Hello Reading World!
What can I tell you about me? I was born in a Norfolk village with a history that I did not discover until years later, when it became a source for my book, Love is the Fire. A war baby, I was brought up by my grandmother. I was a true village child ... a hick from the sticks, my husband was to call me later. After the war, I moved back to join my parents and siblings. Ultimately, there were six of us. Life was various. I have milked cows, watched mushrooms spring from the earth, seen the magic of fruit growing in a well stocked garden ... and I have met interesting people as I moved through life, my houses ever full of books.
An all girls grammar school taught me how to think and how to be me. I never considered there were things that were girl things, things that were boy things. We studied hard, played hard and worked on Saturdays to earn spending money. College meant London. Drama school for me ... echoes of famous names that I studied with still light my days. It was in London I met my husband, a trumpet player studying at the Royal College of Music. London was exciting after a Norfolk childhood. Together, we walked the parks, left wing politics every step, cried into the Thames, queued for the Gods in just about every London theatre. So many stories to tell, so many precious moments.
Trumpet players follow work. Our lives in London switched to Wales, where my husband joined a BBC orchestra. Three daughters later, and a lot of water under the proverbial bridge, we now live in a cottage that once belonged to Abraham Phillips, Overman at the local drift mine, Lan Colliery.
That might sound pretty usual for Wales, but this proved to be quite a story. For a start, I didn't want to move to the cottage.
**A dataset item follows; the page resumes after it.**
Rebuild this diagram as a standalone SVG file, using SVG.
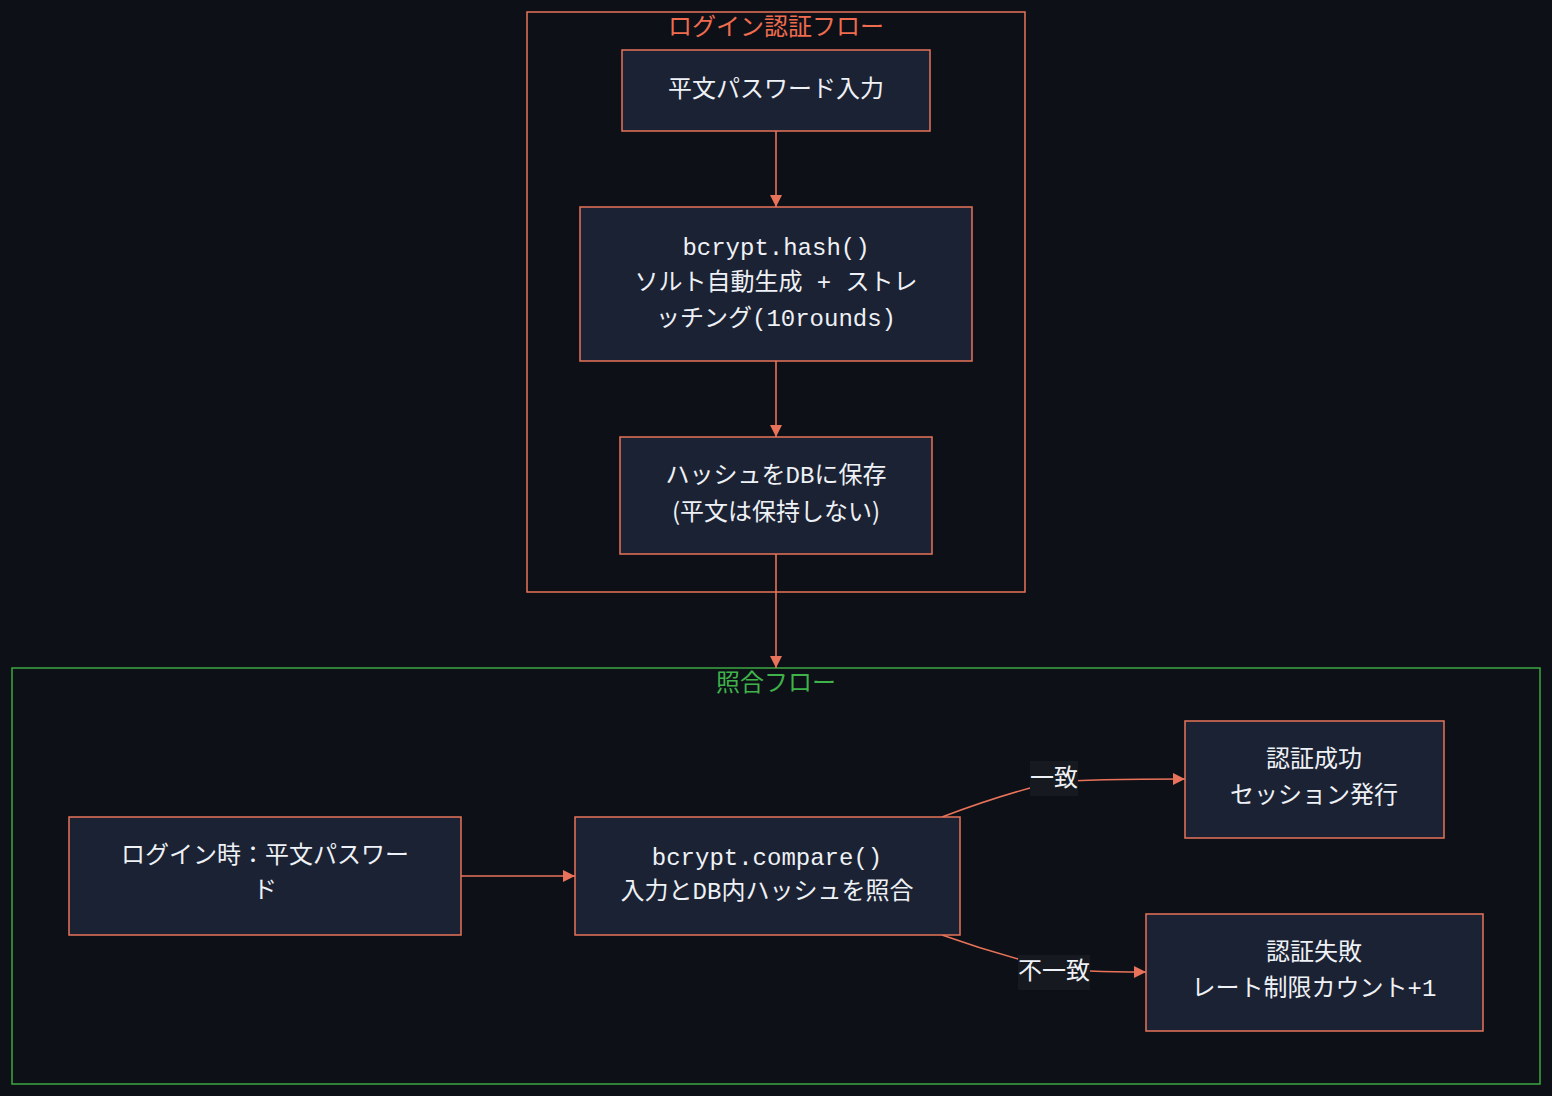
<svg xmlns="http://www.w3.org/2000/svg" width="1568" height="1108" viewBox="0 0 1568 1108">
<defs>
<style>
.bg{fill:#0d1017}
.cl1{fill:none;stroke:#e8735a;stroke-width:1.5}
.cl2{fill:none;stroke:#3aa640;stroke-width:1.5}
.node rect{fill:#1b2234;stroke:#e8735a;stroke-width:1.5}
.t{font-family:"Noto Sans CJK JP","Noto Sans",sans-serif;font-size:24px;fill:#eef1f5;text-anchor:middle}
.m{font-family:"Liberation Mono","DejaVu Sans Mono",monospace;font-size:24px}
.ct1{font-family:"Noto Sans CJK JP",sans-serif;font-size:24px;fill:#ef6c4f;text-anchor:middle}
.ct2{font-family:"Noto Sans CJK JP",sans-serif;font-size:24px;fill:#3fb24a;text-anchor:middle}
.e{fill:none;stroke:#e8735a;stroke-width:1.6}
.lb{fill:#161a20}
</style>
<marker id="ah" viewBox="0 0 12 12" refX="12" refY="6" markerWidth="12" markerHeight="12" markerUnits="userSpaceOnUse" orient="auto">
<path d="M0,0 L12,6 L0,12 z" fill="#e8735a"/>
</marker>
</defs>
<rect class="bg" x="0" y="0" width="1552" height="1096"/>

<g id="cluster-login">
<rect class="cl1" x="527" y="12" width="498" height="580"/>
<text class="ct1" x="776" y="35">ログイン認証フロー</text>
</g>
<g id="cluster-compare">
<rect class="cl2" x="12" y="668" width="1528" height="416"/>
<text class="ct2" x="776" y="691">照合フロー</text>
</g>

<g id="edges">
<path class="e" d="M776,131 L776,207" marker-end="url(#ah)"/>
<path class="e" d="M776,361 L776,437" marker-end="url(#ah)"/>
<path class="e" d="M776,554 L776,668" marker-end="url(#ah)"/>
<path class="e" d="M461,876 L575,876" marker-end="url(#ah)"/>
<path class="e" d="M942,817 Q1000,795 1053,782 Q1090,779 1185,779" marker-end="url(#ah)"/>
<path class="e" d="M942,935 Q995,954 1053,968 Q1080,972 1146,972" marker-end="url(#ah)"/>
<rect class="lb" x="1030" y="761" width="48" height="35"/>
<text class="t" x="1054" y="786">一致</text>
<rect class="lb" x="1018" y="955" width="72" height="35"/>
<text class="t" x="1054" y="979">不一致</text>
</g>

<g id="n1" class="node">
<rect x="622" y="50" width="308" height="81"/>
<text class="t" x="776" y="97">平文パスワード入力</text>
</g>
<g id="n2" class="node">
<rect x="580" y="207" width="392" height="154"/>
<text class="t" x="776" y="255"><tspan class="m">bcrypt.hash()</tspan></text>
<text class="t" x="776" y="290">ソルト自動生成<tspan class="m"> + </tspan>ストレ</text>
<text class="t" x="776" y="326">ッチング<tspan class="m">(10rounds)</tspan></text>
</g>
<g id="n3" class="node">
<rect x="620" y="437" width="312" height="117"/>
<text class="t" x="776" y="483">ハッシュを<tspan class="m">DB</tspan>に保存</text>
<text class="t" x="776" y="520">(平文は保持しない)</text>
</g>
<g id="n4" class="node">
<rect x="69" y="817" width="392" height="118"/>
<text class="t" x="265" y="863">ログイン時：平文パスワー</text>
<text class="t" x="265" y="898">ド</text>
</g>
<g id="n5" class="node">
<rect x="575" y="817" width="385" height="118"/>
<text class="t" x="767" y="865"><tspan class="m">bcrypt.compare()</tspan></text>
<text class="t" x="767" y="899">入力と<tspan class="m">DB</tspan>内ハッシュを照合</text>
</g>
<g id="n6" class="node">
<rect x="1185" y="721" width="259" height="117"/>
<text class="t" x="1314" y="767">認証成功</text>
<text class="t" x="1314" y="803">セッション発行</text>
</g>
<g id="n7" class="node">
<rect x="1146" y="914" width="337" height="117"/>
<text class="t" x="1314" y="960">認証失敗</text>
<text class="t" x="1314" y="996">レート制限カウント<tspan class="m">+1</tspan></text>
</g>
</svg>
It needed work and I couldn't face it, having just lived through a renovation of a Victorian house that had become too large for us. My husband won that battle and we moved in! Decades later, I still look out at the Taff Gorge, ancient beech forests clinging to the hill opposite us and the Garth mountain rising up behind us. We are lucky. ( If you have seen the Chris Monger/ Hugh Grant Film, The Englishman who climbed a hill and came down a mountain, will know what I speak of!)
Some years back I was looking at the old vellum deeds of our cottage with Jo Thorne; we noticed that Abraham Phillips, the first recorded owner, had been killed in a local coal pit explosion. It was a story lost to history. Few knew there had been a pit here. To cut short a very long story, we found the pit, a drift mine cut into the Garth mountain, hidden in brambles in a local woodland. I have researched and put together the history. It is now firmly on the map. Abraham Phillips was found guilty of negligence. His name is steeped in controversy. My book, The House of Abraham Phillips, records a story of these people who lived in our cottage, this village, and who faced the ultimate loss in a pit disaster in 1875. My book has been picked up by Gabriel Beristain and a film project is pending.
So what more can I say? I write, I paint, have an MBE for services to the environment. At one time, I was a voice and speech tutor at the RWCMD. Before that, I taught tiny children to read, worked with dyslexic children and adults. Life is full.